Selected critical works:
Niżyńska, Joanna. The Kingdom of Insignificance: Miron Białoszewski and the Quotidian, the Queer, and the Traumatic. Evanston, Ill.: Northwestern University Press, 2013.
Płaczkiewicz, Artur. Miron Białoszewski: Radical Quest Beyond Dualisms. Frankfurt am Main: Peter Lang, 2012.

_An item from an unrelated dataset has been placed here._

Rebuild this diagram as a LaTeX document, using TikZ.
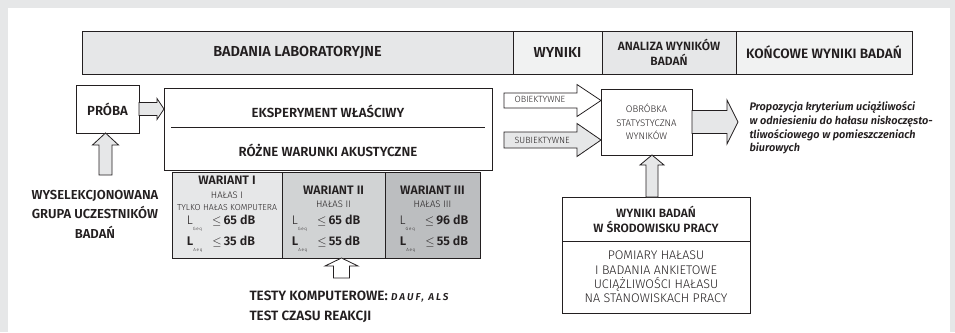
\documentclass[tikz,border=0pt]{standalone}
\usepackage{fontspec}
\setmainfont{Fira Sans}[BoldFont={Fira Sans SemiBold},BoldItalicFont={Fira Sans SemiBold Italic}]
\newfontfamily\lightfont{Fira Sans Light}
\usetikzlibrary{positioning,calc}
\definecolor{framegray}{HTML}{E6E7E8}
\definecolor{palegray}{HTML}{F1F2F2}
\definecolor{midgray}{HTML}{D1D3D4}
\definecolor{deepgray}{HTML}{BCBEC0}
\definecolor{inkgray}{HTML}{231F20}
% fat arrow: from, to, shaft half width, head half width, head length, fill
\newcommand\blockarrow[6]{%
  \path (#1) coordinate (ba-s) (#2) coordinate (ba-t)
    ($(ba-t)!#5!(ba-s)$) coordinate (ba-h);
  \draw[inkgray,line width=0.8pt,line join=miter,fill=#6]
    ($(ba-s)!#3!90:(ba-t)$) -- ($(ba-h)!#3!-90:(ba-s)$)
    -- ($(ba-h)!#4!-90:(ba-s)$) -- (ba-t) -- ($(ba-h)!#4!90:(ba-s)$)
    -- ($(ba-h)!#3!90:(ba-s)$) -- ($(ba-s)!#3!-90:(ba-t)$) -- cycle;}
\newcommand\levelsym[2]{#1\raisebox{-6pt}{\lightfont\fontsize{4.5}{4.5}\selectfont #2}}
\begin{document}
\begin{tikzpicture}[x=1pt,y=-1pt,text=inkgray,
  box/.style={draw=inkgray,line width=0.8pt,rectangle,inner sep=0pt,outer sep=0pt},
  headcell/.style={box,line width=1pt,fill=framegray,minimum height=43pt,align=center,
    font=\bfseries\fontsize{14.5}{15}\selectfont},
  bigtext/.style={font=\bfseries\fontsize{13.2}{14}\selectfont,align=center},
  vartitle/.style={font=\bfseries\fontsize{12.3}{13}\selectfont},
  noisetext/.style={font=\lightfont\fontsize{9.5}{10}\selectfont},
  smalltext/.style={font=\lightfont\fontsize{9}{10}\selectfont,align=center},
  level/.style={font=\lightfont\fontsize{12.5}{13}\selectfont}]
\fill[framegray] (0,0) rectangle (955,332);
\fill[white] (8,8) rectangle (950,332);
\useasboundingbox (0,0) rectangle (955,332);
% header
\node[headcell,minimum width=431pt] (lab) at (297.5,52.5) {BADANIA LABORATORYJNE};
\node[headcell,fill=palegray,minimum width=89pt,right=0pt of lab] (wyn) {WYNIKI};
\node[headcell,minimum width=134pt,right=0pt of wyn,font=\bfseries\fontsize{12}{15}\selectfont] (ana) {ANALIZA WYNIKÓW\\BADAŃ};
\node[headcell,fill=palegray,minimum width=176pt,right=0pt of ana,font=\bfseries\fontsize{13.6}{15}\selectfont] (kon) {KOŃCOWE WYNIKI BADAŃ};
% laboratory part
\node[box,bigtext,minimum width=63pt,minimum height=48pt] (proba) at (107.5,109) {PRÓBA};
\node[box,minimum width=328pt,minimum height=82pt] (eksp) at (328,129) {};
\draw[inkgray,line width=0.8pt] ($(eksp.west)+(7,-2)$) -- ($(eksp.east)+(-7,-2)$);
\node[bigtext] (eksptext) at (328,111) {EKSPERYMENT WŁAŚCIWY};
\node[bigtext] (warunki) at (328,150) {RÓŻNE WARUNKI AKUSTYCZNE};
\blockarrow{proba.east}{proba.east -| eksp.west}{6.5pt}{10.5pt}{7pt}{framegray}
\coordinate (grupatop) at (105.5,175);
\blockarrow{grupatop}{grupatop |- proba.south}{6.5pt}{13pt}{12pt}{framegray}
\node[bigtext,font=\bfseries\fontsize{13}{19.5}\selectfont] (grupa) at (95,214)
  {WYSELEKCJONOWANA\\GRUPA UCZESTNIKÓW\\BADAŃ};
% variants
\node[box,fill=framegray,minimum width=110pt,minimum height=86pt] (var1) at (227,215) {};
\node[box,fill=midgray,minimum width=103pt,minimum height=86pt,right=0pt of var1] (var2) {};
\node[box,fill=deepgray,minimum width=95pt,minimum height=86pt,right=0pt of var2] (var3) {};
\node[vartitle] (var1title) at (227,180) {WARIANT I};
\node[noisetext] (var1noise) at (227,195) {HAŁAS I};
\node[smalltext,font=\lightfont\fontsize{8.7}{9}\selectfont] (var1note) at (227,208) {TYLKO HAŁAS KOMPUTERA};
\node[vartitle] (var2title) at (333.5,190) {WARIANT II};
\node[noisetext] (var2noise) at (333.5,204) {HAŁAS II};
\node[vartitle] (var3title) at (432.5,190) {WARIANT III};
\node[noisetext] (var3noise) at (432.5,204) {HAŁAS III};
\node[level] (var1geq) at (221,223) {\levelsym{L}{G\,e\,q}\hspace{10pt}$\leq$\,\textbf{65 dB}};
\node[level] (var1aeq) at (221,244) {\levelsym{\textbf{L}}{A\,e\,q}\hspace{10pt}$\leq$\,\textbf{35 dB}};
\node[level] (var2geq) at (326,223) {\levelsym{L}{G\,e\,q}\hspace{10pt}$\leq$\,\textbf{65 dB}};
\node[level] (var2aeq) at (326,244) {\levelsym{\textbf{L}}{A\,e\,q}\hspace{10pt}$\leq$\,\textbf{55 dB}};
\node[level] (var3geq) at (434,223) {\levelsym{L}{G\,e\,q}\hspace{10pt}$\leq$\,\textbf{96 dB}};
\node[level] (var3aeq) at (434,244) {\levelsym{\textbf{L}}{A\,e\,q}\hspace{10pt}$\leq$\,\textbf{55 dB}};
\coordinate (testytop) at (341.5,278);
\blockarrow{testytop}{testytop |- var2.south}{8pt}{16.5pt}{8pt}{white}
\node[anchor=west,align=left,font=\bfseries\fontsize{13.5}{20}\selectfont] (testy) at (246,307)
  {TESTY KOMPUTEROWE: {\itshape\fontsize{10}{10}\selectfont\addfontfeature{LetterSpace=20}DAUF, ALS}\\TEST CZASU REAKCJI};
% analysis part
\node[box,smalltext,font=\lightfont\fontsize{9.6}{13.5}\selectfont,minimum width=91pt,minimum height=66pt] (obrobka) at (646.5,122)
  {OBRÓBKA\\STATYSTYCZNA\\WYNIKÓW};
\coordinate (obj) at (504,100.5);
\coordinate (subj) at (504,140);
\blockarrow{obj}{obj -| obrobka.west}{7.5pt}{16pt}{24pt}{white}
\blockarrow{subj}{subj -| obrobka.west}{8pt}{16.5pt}{24pt}{framegray}
\node[smalltext,anchor=west] (objtext) at (511,99.5) {OBIEKTYWNE};
\node[smalltext,anchor=west] (subjtext) at (511,140) {SUBIEKTYWNE};
\coordinate (wyniktip) at (738,122);
\blockarrow{obrobka.east}{wyniktip}{11.5pt}{22pt}{11pt}{framegray}
\node[anchor=west,align=left,font=\bfseries\itshape\fontsize{10.9}{13.7}\selectfont] (propozycja) at (746,128)
  {Propozycja kryterium uciążliwości\\w odniesieniu do hałasu niskoczęsto-\\tliwościowego w pomieszczeniach\\biurowych};
\node[box,minimum width=188pt,minimum height=44pt,align=center,font=\bfseries\fontsize{12}{15}\selectfont] (srodowisko) at (656,219)
  {WYNIKI BADAŃ\\W ŚRODOWISKU PRACY};
\node[box,minimum width=188pt,minimum height=72pt,below=0pt of srodowisko,align=center,font=\lightfont\fontsize{12.5}{14.3}\selectfont] (pomiary)
  {POMIARY HAŁASU\\I BADANIA ANKIETOWE\\UCIĄŻLIWOŚCI HAŁASU\\NA STANOWISKACH PRACY};
\coordinate (upline) at (652,0);
\blockarrow{upline |- srodowisko.north}{upline |- obrobka.south}{6pt}{12pt}{10pt}{framegray}
\end{tikzpicture}
\end{document}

Joanna Niżyńska (Indiana University) is an Associate Professor of Polish Literature and Culture in the Department of Slavic and East European Languages and Cultures at Indiana University where she also served as Director of the Polish Studies Center from 2015 to 2020. She approaches her field from a comparative perspective and pursues research that crosses disciplinary and national borders. Her longstanding interests in intersections between trauma, memory, and the everyday are reflected in her monograph, The Kingdom of Insignificance: Miron Białoszewski, and the Quotidian, the Traumatic, and the Queer (Northwestern UP, 2013; Polish translation Królestwo małoznaczącości: Miron Białoszewski a trauma, codzienność i queer, Universitas 2018), and is a co-editor of Germany, Poland and Postmemorial Relations: In Search of a Livable Past (Palgrave Macmillan, 2012). She is a coeditor of Being Poland: A New History of Polish Literature and Culture since 1918 (Toronto UP, 2018), an 800-page interdisciplinary volume with sixty contributions from a team of international scholars written with an English-speaking audience in mind. She has received a Fulbright Fellowship to spend 2022-23 in Warsaw, researching her new book project on contemporary Poland’s cultural memory from the perspective of long lasting imprints of communist politics of memory, particularly as pertaining to Polish-Jewish past.